**** DATA SHOWN ****
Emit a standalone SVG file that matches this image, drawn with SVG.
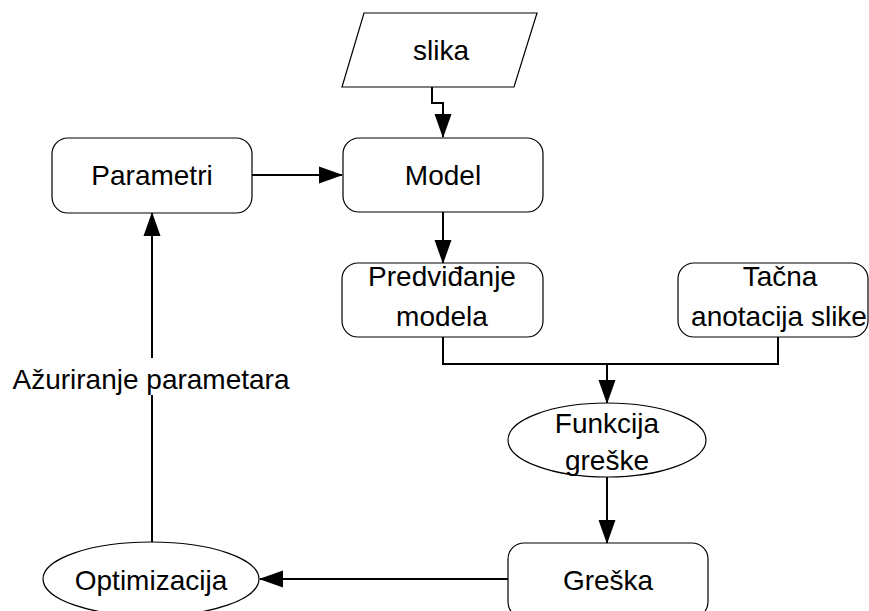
<svg xmlns="http://www.w3.org/2000/svg" width="869" height="611" viewBox="0 0 869 611">
  <style>
    .shape { fill: #ffffff; stroke: #000000; stroke-width: 1.2; }
    .edge { fill: none; stroke: #000000; stroke-width: 2; }
    text { font-family: "Liberation Sans", Arial, sans-serif; font-size: 28px; fill: #000000; text-anchor: middle; }
  </style>
  <defs>
    <marker id="arrow" markerWidth="24" markerHeight="18" refX="23" refY="9" orient="auto" markerUnits="userSpaceOnUse" viewBox="0 0 24 18">
      <path d="M0,0.5 L24,9 L0,17.5 Z" fill="#000000"/>
    </marker>
  </defs>
  <rect width="869" height="611" fill="#ffffff"/>

  <g id="connectors">
    <!-- slika -> Model -->
    <path class="edge" d="M432,87 V103 H443 V137" marker-end="url(#arrow)"/>
    <!-- Parametri -> Model -->
    <path class="edge" d="M252,175 H342" marker-end="url(#arrow)"/>
    <!-- Model -> Predviđanje modela -->
    <path class="edge" d="M443,212 V263" marker-end="url(#arrow)"/>
    <!-- Predviđanje modela + Tačna anotacija -> Funkcija greške -->
    <path class="edge" d="M443,337 V364 H778 V337"/>
    <path class="edge" d="M607,364 V403" marker-end="url(#arrow)"/>
    <!-- Funkcija greške -> Greška -->
    <path class="edge" d="M607,477 V543" marker-end="url(#arrow)"/>
    <!-- Greška -> Optimizacija -->
    <path class="edge" d="M508,579 H260" marker-end="url(#arrow)"/>
    <!-- Optimizacija -> Parametri -->
    <path class="edge" d="M152,542 V395"/>
    <path class="edge" d="M152,358 V213" marker-end="url(#arrow)"/>
    <text x="151" y="389">Ažuriranje parametara</text>
  </g>

  <g id="slika">
    <polygon class="shape" points="364,13 537,13 514,87 342,87"/>
    <text x="441" y="60">slika</text>
  </g>

  <g id="parametri">
    <rect class="shape" x="52" y="138" width="200" height="75" rx="16" ry="16"/>
    <text x="152" y="185">Parametri</text>
  </g>

  <g id="model">
    <rect class="shape" x="343" y="138" width="200" height="74" rx="16" ry="16"/>
    <text x="443" y="185">Model</text>
  </g>

  <g id="predvidjanje">
    <rect class="shape" x="342" y="263" width="201" height="74" rx="16" ry="16"/>
    <text x="442" y="286">Predviđanje</text>
    <text x="442" y="326">modela</text>
  </g>

  <g id="tacna-anotacija">
    <rect class="shape" x="678" y="263" width="190" height="74" rx="16" ry="16"/>
    <text x="780" y="286">Tačna</text>
    <text x="779" y="326">anotacija slike</text>
  </g>

  <g id="funkcija-greske">
    <ellipse class="shape" cx="607" cy="440" rx="99" ry="37"/>
    <text x="607" y="433">Funkcija</text>
    <text x="607" y="470">greške</text>
  </g>

  <g id="greska">
    <rect class="shape" x="508" y="543" width="200" height="75" rx="16" ry="16"/>
    <text x="608" y="590">Greška</text>
  </g>

  <g id="optimizacija">
    <ellipse class="shape" cx="151" cy="579" rx="108" ry="37"/>
    <text x="151" y="590">Optimizacija</text>
  </g>
</svg>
****
● STATED EXERCISE: Skip the pictures, then retype every line above exactly.

● ANSWER TO THE PROBLEM:
Emit a standalone SVG file that matches this image, drawn with SVG.
<svg xmlns="http://www.w3.org/2000/svg" width="869" height="611" viewBox="0 0 869 611">
  <style>
    .shape { fill: #ffffff; stroke: #000000; stroke-width: 1.2; }
    .edge { fill: none; stroke: #000000; stroke-width: 2; }
    text { font-family: "Liberation Sans", Arial, sans-serif; font-size: 28px; fill: #000000; text-anchor: middle; }
  </style>
  <defs>
    <marker id="arrow" markerWidth="24" markerHeight="18" refX="23" refY="9" orient="auto" markerUnits="userSpaceOnUse" viewBox="0 0 24 18">
      <path d="M0,0.5 L24,9 L0,17.5 Z" fill="#000000"/>
    </marker>
  </defs>
  <rect width="869" height="611" fill="#ffffff"/>

  <g id="connectors">
    <!-- slika -> Model -->
    <path class="edge" d="M432,87 V103 H443 V137" marker-end="url(#arrow)"/>
    <!-- Parametri -> Model -->
    <path class="edge" d="M252,175 H342" marker-end="url(#arrow)"/>
    <!-- Model -> Predviđanje modela -->
    <path class="edge" d="M443,212 V263" marker-end="url(#arrow)"/>
    <!-- Predviđanje modela + Tačna anotacija -> Funkcija greške -->
    <path class="edge" d="M443,337 V364 H778 V337"/>
    <path class="edge" d="M607,364 V403" marker-end="url(#arrow)"/>
    <!-- Funkcija greške -> Greška -->
    <path class="edge" d="M607,477 V543" marker-end="url(#arrow)"/>
    <!-- Greška -> Optimizacija -->
    <path class="edge" d="M508,579 H260" marker-end="url(#arrow)"/>
    <!-- Optimizacija -> Parametri -->
    <path class="edge" d="M152,542 V395"/>
    <path class="edge" d="M152,358 V213" marker-end="url(#arrow)"/>
    <text x="151" y="389">Ažuriranje parametara</text>
  </g>

  <g id="slika">
    <polygon class="shape" points="364,13 537,13 514,87 342,87"/>
    <text x="441" y="60">slika</text>
  </g>

  <g id="parametri">
    <rect class="shape" x="52" y="138" width="200" height="75" rx="16" ry="16"/>
    <text x="152" y="185">Parametri</text>
  </g>

  <g id="model">
    <rect class="shape" x="343" y="138" width="200" height="74" rx="16" ry="16"/>
    <text x="443" y="185">Model</text>
  </g>

  <g id="predvidjanje">
    <rect class="shape" x="342" y="263" width="201" height="74" rx="16" ry="16"/>
    <text x="442" y="286">Predviđanje</text>
    <text x="442" y="326">modela</text>
  </g>

  <g id="tacna-anotacija">
    <rect class="shape" x="678" y="263" width="190" height="74" rx="16" ry="16"/>
    <text x="780" y="286">Tačna</text>
    <text x="779" y="326">anotacija slike</text>
  </g>

  <g id="funkcija-greske">
    <ellipse class="shape" cx="607" cy="440" rx="99" ry="37"/>
    <text x="607" y="433">Funkcija</text>
    <text x="607" y="470">greške</text>
  </g>

  <g id="greska">
    <rect class="shape" x="508" y="543" width="200" height="75" rx="16" ry="16"/>
    <text x="608" y="590">Greška</text>
  </g>

  <g id="optimizacija">
    <ellipse class="shape" cx="151" cy="579" rx="108" ry="37"/>
    <text x="151" y="590">Optimizacija</text>
  </g>
</svg>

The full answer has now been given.